PROBLEM REQUIREMENTS:
Leave out the pictures and retype only the lines from the opening line to the line that holds "ax.yaxis.set_label_coords(-0.089, 0.477)", both ends included.
── RECORDS PROVIDED ──
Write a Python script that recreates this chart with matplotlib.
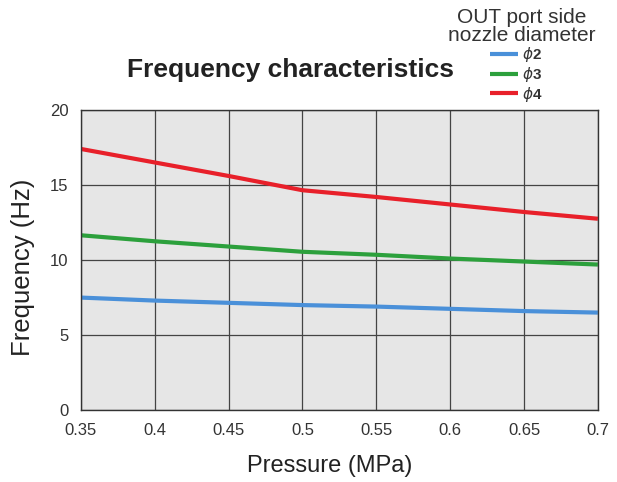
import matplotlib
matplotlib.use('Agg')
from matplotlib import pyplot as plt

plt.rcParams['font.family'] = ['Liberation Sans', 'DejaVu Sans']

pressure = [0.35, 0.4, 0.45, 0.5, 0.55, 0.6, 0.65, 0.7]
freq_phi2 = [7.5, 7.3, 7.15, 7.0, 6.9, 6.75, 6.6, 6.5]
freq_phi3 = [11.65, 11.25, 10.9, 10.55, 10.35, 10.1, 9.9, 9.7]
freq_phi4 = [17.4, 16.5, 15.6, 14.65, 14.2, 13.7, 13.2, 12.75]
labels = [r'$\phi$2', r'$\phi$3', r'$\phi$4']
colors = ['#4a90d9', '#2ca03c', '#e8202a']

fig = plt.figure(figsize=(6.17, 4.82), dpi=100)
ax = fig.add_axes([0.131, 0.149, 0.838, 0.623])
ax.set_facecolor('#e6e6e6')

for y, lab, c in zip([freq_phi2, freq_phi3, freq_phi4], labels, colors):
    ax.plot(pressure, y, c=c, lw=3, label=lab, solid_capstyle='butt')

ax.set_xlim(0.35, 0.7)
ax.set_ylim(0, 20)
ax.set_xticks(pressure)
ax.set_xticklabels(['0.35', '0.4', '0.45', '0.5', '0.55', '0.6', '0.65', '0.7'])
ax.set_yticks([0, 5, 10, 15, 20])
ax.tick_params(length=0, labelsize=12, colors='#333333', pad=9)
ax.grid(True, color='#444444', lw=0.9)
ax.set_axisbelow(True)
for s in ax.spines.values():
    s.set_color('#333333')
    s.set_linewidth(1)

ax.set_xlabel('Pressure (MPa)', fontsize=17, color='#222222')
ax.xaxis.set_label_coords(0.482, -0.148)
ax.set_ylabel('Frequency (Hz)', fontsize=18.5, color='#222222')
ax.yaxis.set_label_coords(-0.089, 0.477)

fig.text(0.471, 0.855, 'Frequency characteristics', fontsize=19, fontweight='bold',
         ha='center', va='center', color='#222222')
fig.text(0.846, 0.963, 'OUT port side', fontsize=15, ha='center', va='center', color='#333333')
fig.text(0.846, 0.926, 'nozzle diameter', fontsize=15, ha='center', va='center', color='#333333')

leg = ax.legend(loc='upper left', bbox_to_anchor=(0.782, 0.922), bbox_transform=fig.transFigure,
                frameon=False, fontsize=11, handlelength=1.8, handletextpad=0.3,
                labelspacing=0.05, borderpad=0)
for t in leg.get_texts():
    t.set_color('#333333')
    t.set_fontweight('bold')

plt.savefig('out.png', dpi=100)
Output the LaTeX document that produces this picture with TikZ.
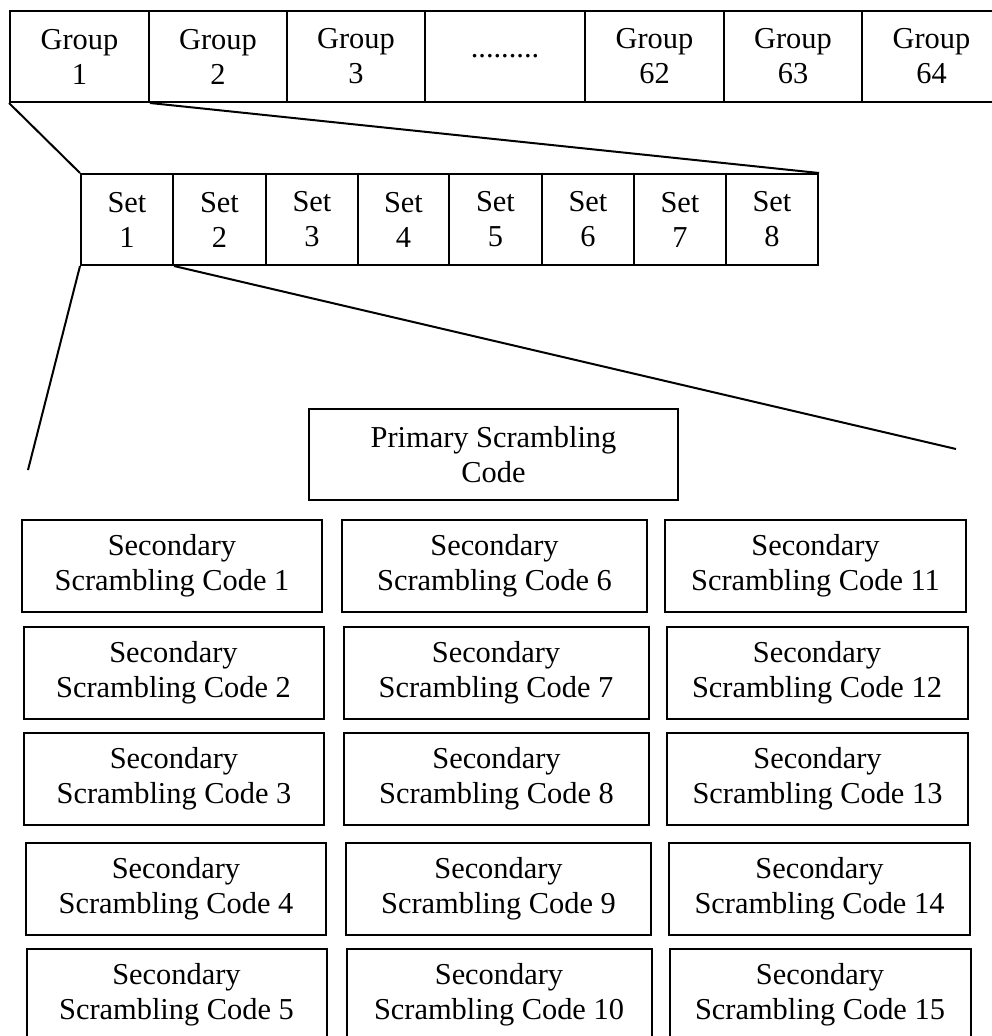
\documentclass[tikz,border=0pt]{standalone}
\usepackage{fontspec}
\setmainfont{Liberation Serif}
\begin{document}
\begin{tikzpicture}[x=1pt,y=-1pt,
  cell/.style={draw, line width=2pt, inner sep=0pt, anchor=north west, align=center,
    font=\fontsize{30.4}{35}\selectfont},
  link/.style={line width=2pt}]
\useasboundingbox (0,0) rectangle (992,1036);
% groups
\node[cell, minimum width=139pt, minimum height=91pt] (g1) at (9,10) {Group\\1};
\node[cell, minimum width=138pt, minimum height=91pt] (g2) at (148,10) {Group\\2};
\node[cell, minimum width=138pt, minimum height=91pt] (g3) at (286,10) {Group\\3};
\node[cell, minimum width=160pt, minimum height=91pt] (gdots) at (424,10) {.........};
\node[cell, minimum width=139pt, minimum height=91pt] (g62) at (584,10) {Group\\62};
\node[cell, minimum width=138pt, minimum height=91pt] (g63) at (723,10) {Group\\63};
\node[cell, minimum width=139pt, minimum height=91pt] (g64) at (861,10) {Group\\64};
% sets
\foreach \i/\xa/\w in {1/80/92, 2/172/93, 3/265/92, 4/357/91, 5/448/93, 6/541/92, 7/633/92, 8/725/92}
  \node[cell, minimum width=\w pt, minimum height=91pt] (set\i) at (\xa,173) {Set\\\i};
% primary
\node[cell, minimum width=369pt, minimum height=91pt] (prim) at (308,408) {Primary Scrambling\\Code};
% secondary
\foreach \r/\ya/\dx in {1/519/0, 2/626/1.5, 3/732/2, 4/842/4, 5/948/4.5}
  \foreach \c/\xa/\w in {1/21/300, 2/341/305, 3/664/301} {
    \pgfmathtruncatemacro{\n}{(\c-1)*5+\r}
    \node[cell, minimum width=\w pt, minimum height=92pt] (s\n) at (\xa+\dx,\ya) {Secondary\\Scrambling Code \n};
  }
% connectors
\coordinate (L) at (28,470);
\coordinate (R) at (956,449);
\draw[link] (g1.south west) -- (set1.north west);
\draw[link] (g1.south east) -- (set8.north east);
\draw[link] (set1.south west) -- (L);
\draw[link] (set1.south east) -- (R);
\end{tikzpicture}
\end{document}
───
EXPECTED ANSWER:
Write a Python script that recreates this chart with matplotlib.
import matplotlib
matplotlib.use('Agg')
from matplotlib import pyplot as plt

plt.rcParams['font.family'] = ['Liberation Sans', 'DejaVu Sans']

pressure = [0.35, 0.4, 0.45, 0.5, 0.55, 0.6, 0.65, 0.7]
freq_phi2 = [7.5, 7.3, 7.15, 7.0, 6.9, 6.75, 6.6, 6.5]
freq_phi3 = [11.65, 11.25, 10.9, 10.55, 10.35, 10.1, 9.9, 9.7]
freq_phi4 = [17.4, 16.5, 15.6, 14.65, 14.2, 13.7, 13.2, 12.75]
labels = [r'$\phi$2', r'$\phi$3', r'$\phi$4']
colors = ['#4a90d9', '#2ca03c', '#e8202a']

fig = plt.figure(figsize=(6.17, 4.82), dpi=100)
ax = fig.add_axes([0.131, 0.149, 0.838, 0.623])
ax.set_facecolor('#e6e6e6')

for y, lab, c in zip([freq_phi2, freq_phi3, freq_phi4], labels, colors):
    ax.plot(pressure, y, c=c, lw=3, label=lab, solid_capstyle='butt')

ax.set_xlim(0.35, 0.7)
ax.set_ylim(0, 20)
ax.set_xticks(pressure)
ax.set_xticklabels(['0.35', '0.4', '0.45', '0.5', '0.55', '0.6', '0.65', '0.7'])
ax.set_yticks([0, 5, 10, 15, 20])
ax.tick_params(length=0, labelsize=12, colors='#333333', pad=9)
ax.grid(True, color='#444444', lw=0.9)
ax.set_axisbelow(True)
for s in ax.spines.values():
    s.set_color('#333333')
    s.set_linewidth(1)

ax.set_xlabel('Pressure (MPa)', fontsize=17, color='#222222')
ax.xaxis.set_label_coords(0.482, -0.148)
ax.set_ylabel('Frequency (Hz)', fontsize=18.5, color='#222222')
ax.yaxis.set_label_coords(-0.089, 0.477)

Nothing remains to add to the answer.